The carpeted area spreading out before it boasts a low table at which youngsters can set up some of the many toys on hand in nearby shelves. Rows of shelves for books now line the north half of the space, shelves that continue around most of the perimeter of the level.

“Before, we just used it for conferences, for community events and for library programing,” Williams Krupar said. “Now it is a fully functioning lower level of the library.

“People can come, they can find books and materials, and they can also check out any material they might need for a child or a teen.

“The stage we’ll still actually use when we have programs and speakers and events.”

Williams Krupar said the library paid for the project out of funds set aside for improvements.

“We’d also like to thank the community, because without them—especially the friends of the library, our library board and everybody that donated to arts alive—we would not be able to do this without their support.”

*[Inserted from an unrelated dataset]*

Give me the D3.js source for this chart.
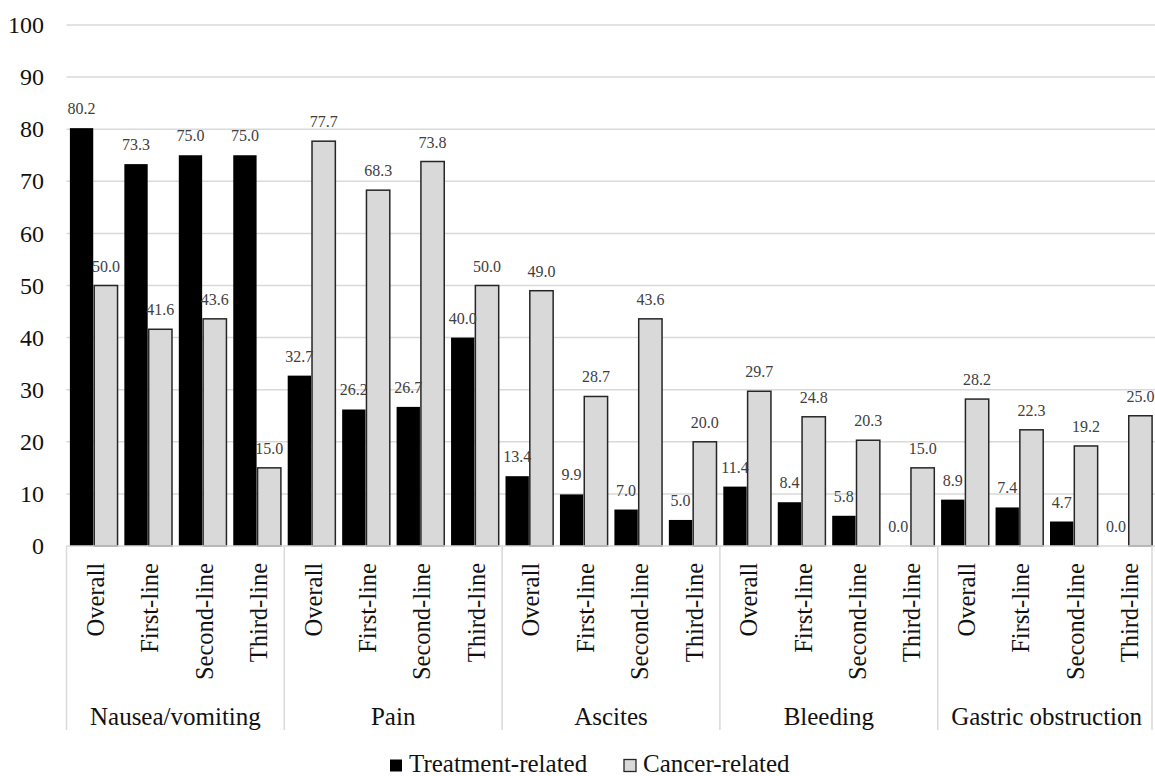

The open house saw crowds of youth and their parents enjoy snacks, punch, face painting, a balloon artist and musical entertainment provided by new youth services librarian Jolanna Siebert. Her parents, Guy and Karen Stinson, perform—complete with overalls—as The Original Hillbillies. She joined them in playing and singing for guests.

Check out the new space at 400 W. Main St., Fennville. Find more about programming and upcoming events by calling (269) 561-5050 or viewing the calendar at www.fennvillelibrary.org.

According to the website, the library serves more than 14,500 patrons in Fennville and portions of Casco, Clyde, Ganges, Lee and Manlius townships. It has more than 35,000 items in its collection, with access to more than 3.7 million items owned by the 41 member-libraries of the Lakeland Library Cooperative. It has nine public access Internet stations and free Wi-Fi service.